■ **What is expected**: Print them exactly: the lines from the beginning of the entries below through the line that contains "from matplotlib.ticker import", and only those, with the pictures left out.

■ **Material shown**:
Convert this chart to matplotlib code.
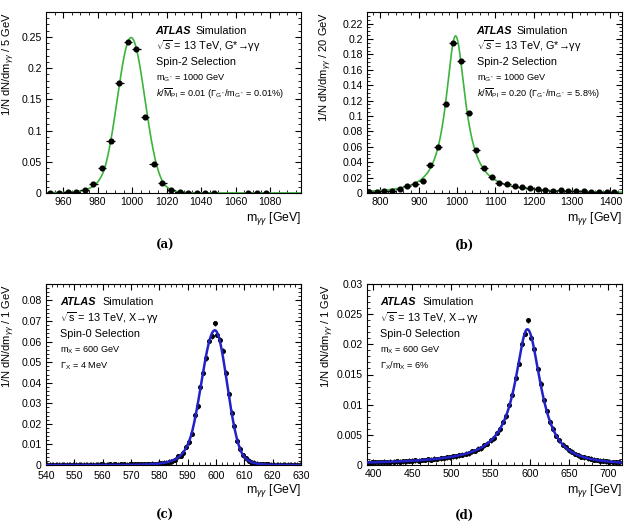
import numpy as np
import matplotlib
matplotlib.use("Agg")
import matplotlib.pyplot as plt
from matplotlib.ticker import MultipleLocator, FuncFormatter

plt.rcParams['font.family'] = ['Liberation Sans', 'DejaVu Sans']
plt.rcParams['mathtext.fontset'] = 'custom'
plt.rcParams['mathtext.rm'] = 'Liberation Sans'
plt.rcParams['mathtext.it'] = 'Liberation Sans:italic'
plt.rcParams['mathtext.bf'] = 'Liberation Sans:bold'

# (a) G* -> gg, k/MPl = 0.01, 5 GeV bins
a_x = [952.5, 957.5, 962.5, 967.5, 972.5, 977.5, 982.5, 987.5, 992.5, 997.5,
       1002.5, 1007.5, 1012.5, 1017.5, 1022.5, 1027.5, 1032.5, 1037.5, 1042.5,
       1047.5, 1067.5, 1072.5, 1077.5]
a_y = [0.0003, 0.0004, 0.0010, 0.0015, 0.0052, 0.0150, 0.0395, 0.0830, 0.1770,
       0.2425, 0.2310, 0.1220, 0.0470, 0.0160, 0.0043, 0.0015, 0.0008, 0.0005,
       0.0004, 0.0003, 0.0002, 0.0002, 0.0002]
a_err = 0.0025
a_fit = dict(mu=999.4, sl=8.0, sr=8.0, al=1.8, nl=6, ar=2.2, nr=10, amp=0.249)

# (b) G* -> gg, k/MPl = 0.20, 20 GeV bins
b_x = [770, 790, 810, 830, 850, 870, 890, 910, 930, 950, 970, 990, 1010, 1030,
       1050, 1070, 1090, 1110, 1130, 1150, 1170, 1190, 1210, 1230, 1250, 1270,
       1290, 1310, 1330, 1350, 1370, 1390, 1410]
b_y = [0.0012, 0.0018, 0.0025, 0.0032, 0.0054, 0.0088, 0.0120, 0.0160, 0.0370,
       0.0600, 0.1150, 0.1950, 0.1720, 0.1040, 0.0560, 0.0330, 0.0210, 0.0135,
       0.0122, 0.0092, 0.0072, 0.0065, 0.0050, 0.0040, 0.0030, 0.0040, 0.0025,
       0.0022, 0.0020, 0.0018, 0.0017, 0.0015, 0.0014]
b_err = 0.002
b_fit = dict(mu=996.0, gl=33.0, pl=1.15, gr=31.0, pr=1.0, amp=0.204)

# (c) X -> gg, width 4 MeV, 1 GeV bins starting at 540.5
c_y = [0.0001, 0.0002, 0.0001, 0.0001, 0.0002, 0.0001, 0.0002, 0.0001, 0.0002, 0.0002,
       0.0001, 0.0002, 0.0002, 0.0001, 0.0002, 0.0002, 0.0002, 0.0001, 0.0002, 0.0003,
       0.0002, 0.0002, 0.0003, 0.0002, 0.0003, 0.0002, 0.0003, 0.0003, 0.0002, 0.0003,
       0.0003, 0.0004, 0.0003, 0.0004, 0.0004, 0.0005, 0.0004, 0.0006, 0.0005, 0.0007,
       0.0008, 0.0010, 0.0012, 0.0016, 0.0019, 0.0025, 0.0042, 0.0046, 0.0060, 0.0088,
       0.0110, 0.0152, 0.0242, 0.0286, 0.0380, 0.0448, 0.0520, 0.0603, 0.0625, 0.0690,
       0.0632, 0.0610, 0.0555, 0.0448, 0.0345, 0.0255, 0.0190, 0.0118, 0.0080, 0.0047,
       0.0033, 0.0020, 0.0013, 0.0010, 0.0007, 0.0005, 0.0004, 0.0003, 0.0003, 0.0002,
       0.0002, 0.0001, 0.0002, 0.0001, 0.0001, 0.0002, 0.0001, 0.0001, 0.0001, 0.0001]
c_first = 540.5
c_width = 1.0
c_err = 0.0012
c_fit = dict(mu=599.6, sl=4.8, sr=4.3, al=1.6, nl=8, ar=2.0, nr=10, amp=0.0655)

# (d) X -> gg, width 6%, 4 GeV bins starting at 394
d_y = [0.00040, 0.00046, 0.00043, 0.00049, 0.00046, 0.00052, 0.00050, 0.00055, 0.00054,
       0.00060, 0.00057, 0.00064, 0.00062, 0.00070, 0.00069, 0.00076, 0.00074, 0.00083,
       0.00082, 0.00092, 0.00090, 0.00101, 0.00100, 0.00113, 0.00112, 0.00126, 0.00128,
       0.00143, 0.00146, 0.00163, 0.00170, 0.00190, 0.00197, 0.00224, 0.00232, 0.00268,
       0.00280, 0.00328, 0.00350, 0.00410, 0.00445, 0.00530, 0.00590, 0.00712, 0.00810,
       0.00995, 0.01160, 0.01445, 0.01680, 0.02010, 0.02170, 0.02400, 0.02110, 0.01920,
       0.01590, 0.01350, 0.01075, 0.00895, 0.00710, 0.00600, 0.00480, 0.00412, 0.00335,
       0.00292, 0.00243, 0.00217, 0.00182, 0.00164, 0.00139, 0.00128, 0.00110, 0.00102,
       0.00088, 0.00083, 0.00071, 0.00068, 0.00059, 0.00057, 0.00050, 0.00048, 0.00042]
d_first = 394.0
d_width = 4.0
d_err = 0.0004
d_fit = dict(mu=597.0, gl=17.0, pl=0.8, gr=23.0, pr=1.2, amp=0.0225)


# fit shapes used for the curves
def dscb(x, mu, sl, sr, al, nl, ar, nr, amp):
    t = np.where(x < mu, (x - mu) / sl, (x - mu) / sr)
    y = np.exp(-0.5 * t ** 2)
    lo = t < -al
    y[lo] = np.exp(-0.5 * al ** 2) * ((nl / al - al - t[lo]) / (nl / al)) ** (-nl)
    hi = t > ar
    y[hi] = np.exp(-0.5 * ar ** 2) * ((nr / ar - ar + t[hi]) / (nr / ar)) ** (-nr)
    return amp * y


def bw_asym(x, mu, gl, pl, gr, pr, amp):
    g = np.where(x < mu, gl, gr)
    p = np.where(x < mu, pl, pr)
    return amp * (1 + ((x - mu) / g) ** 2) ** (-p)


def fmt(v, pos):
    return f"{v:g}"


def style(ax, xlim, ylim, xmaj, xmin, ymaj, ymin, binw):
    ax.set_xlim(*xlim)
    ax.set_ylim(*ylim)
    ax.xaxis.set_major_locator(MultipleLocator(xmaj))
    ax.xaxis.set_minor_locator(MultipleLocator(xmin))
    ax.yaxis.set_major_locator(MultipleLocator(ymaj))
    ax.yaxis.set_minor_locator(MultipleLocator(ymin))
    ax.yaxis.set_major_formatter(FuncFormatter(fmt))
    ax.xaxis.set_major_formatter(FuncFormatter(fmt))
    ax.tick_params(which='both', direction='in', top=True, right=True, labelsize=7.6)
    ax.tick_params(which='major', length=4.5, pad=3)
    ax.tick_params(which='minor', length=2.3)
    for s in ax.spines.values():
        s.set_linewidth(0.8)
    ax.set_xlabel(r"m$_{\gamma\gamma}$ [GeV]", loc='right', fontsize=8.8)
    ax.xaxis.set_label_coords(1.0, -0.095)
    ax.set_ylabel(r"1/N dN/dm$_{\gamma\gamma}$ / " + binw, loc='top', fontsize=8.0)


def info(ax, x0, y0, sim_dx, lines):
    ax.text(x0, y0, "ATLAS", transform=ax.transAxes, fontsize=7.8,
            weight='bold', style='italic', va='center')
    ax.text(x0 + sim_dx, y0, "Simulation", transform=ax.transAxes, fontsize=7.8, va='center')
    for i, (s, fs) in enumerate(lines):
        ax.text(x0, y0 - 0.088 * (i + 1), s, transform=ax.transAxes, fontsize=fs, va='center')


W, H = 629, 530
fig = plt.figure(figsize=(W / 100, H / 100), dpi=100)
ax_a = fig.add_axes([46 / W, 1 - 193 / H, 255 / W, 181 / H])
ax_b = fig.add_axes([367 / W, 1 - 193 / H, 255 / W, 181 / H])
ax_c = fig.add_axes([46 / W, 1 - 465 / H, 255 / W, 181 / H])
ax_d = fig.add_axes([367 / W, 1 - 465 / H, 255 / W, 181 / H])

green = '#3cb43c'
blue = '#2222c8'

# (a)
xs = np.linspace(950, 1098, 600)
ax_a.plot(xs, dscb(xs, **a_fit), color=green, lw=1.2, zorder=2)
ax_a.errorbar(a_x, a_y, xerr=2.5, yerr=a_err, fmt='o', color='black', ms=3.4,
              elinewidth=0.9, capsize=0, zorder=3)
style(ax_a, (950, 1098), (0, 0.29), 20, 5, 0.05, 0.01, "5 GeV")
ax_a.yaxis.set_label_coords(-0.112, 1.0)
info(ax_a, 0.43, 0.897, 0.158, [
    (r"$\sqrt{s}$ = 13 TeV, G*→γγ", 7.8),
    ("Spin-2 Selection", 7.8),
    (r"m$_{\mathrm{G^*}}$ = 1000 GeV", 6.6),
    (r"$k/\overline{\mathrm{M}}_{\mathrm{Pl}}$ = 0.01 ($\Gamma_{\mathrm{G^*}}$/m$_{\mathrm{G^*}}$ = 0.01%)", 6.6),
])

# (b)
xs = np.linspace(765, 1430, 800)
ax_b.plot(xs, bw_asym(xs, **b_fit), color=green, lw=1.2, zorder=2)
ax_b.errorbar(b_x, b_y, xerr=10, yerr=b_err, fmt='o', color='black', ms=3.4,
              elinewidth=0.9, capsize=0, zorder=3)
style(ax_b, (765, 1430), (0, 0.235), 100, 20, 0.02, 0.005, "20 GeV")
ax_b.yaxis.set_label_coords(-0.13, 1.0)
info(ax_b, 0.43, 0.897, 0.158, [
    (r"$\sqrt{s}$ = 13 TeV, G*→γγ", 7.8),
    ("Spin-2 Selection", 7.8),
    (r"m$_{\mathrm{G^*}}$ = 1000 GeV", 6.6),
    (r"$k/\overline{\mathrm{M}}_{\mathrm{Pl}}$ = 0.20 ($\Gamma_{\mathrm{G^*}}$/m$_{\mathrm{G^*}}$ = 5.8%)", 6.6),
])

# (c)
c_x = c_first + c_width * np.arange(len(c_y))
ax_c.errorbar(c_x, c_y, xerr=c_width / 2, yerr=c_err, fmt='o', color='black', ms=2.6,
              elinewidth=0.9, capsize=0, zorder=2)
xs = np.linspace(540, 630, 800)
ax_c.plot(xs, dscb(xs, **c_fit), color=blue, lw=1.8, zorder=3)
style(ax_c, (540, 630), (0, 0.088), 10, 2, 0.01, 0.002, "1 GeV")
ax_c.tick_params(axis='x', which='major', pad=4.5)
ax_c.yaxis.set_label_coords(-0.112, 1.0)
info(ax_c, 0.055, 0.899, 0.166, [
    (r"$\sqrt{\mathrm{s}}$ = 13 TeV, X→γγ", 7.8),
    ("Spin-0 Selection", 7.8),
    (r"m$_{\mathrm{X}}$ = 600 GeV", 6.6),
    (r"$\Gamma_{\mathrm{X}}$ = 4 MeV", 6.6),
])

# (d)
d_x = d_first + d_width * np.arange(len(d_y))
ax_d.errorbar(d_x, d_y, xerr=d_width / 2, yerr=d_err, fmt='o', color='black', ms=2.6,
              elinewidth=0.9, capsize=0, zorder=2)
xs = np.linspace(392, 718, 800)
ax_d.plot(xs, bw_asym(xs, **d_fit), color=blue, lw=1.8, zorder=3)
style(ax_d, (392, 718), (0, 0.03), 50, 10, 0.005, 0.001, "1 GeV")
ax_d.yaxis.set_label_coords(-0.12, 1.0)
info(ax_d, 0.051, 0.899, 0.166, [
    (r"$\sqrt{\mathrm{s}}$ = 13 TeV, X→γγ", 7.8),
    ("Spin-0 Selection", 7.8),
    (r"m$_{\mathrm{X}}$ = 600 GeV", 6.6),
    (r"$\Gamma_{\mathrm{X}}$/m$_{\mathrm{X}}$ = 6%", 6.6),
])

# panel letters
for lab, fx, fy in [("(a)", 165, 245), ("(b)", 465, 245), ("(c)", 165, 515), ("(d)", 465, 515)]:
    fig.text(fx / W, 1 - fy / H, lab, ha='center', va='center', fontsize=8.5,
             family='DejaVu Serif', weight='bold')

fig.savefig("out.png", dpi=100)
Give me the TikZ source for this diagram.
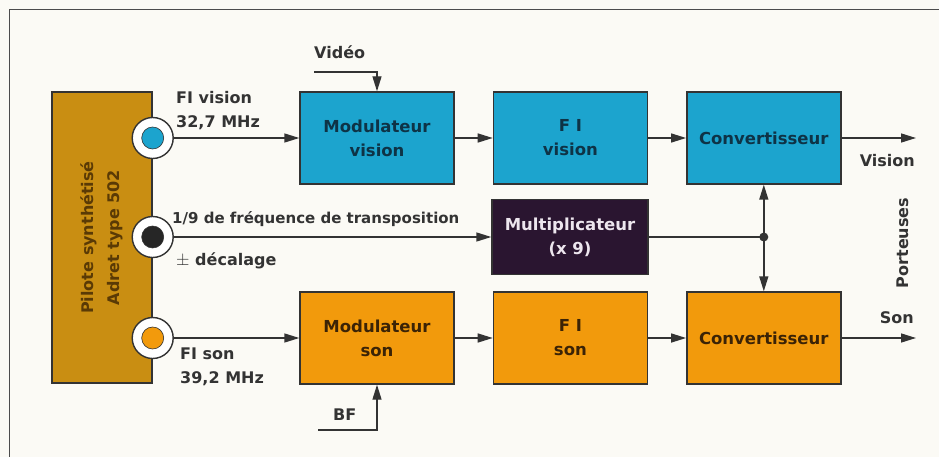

■ **Exercise answer**:
Convert this chart to matplotlib code.
import numpy as np
import matplotlib
matplotlib.use("Agg")
import matplotlib.pyplot as plt
from matplotlib.ticker import MultipleLocator, FuncFormatter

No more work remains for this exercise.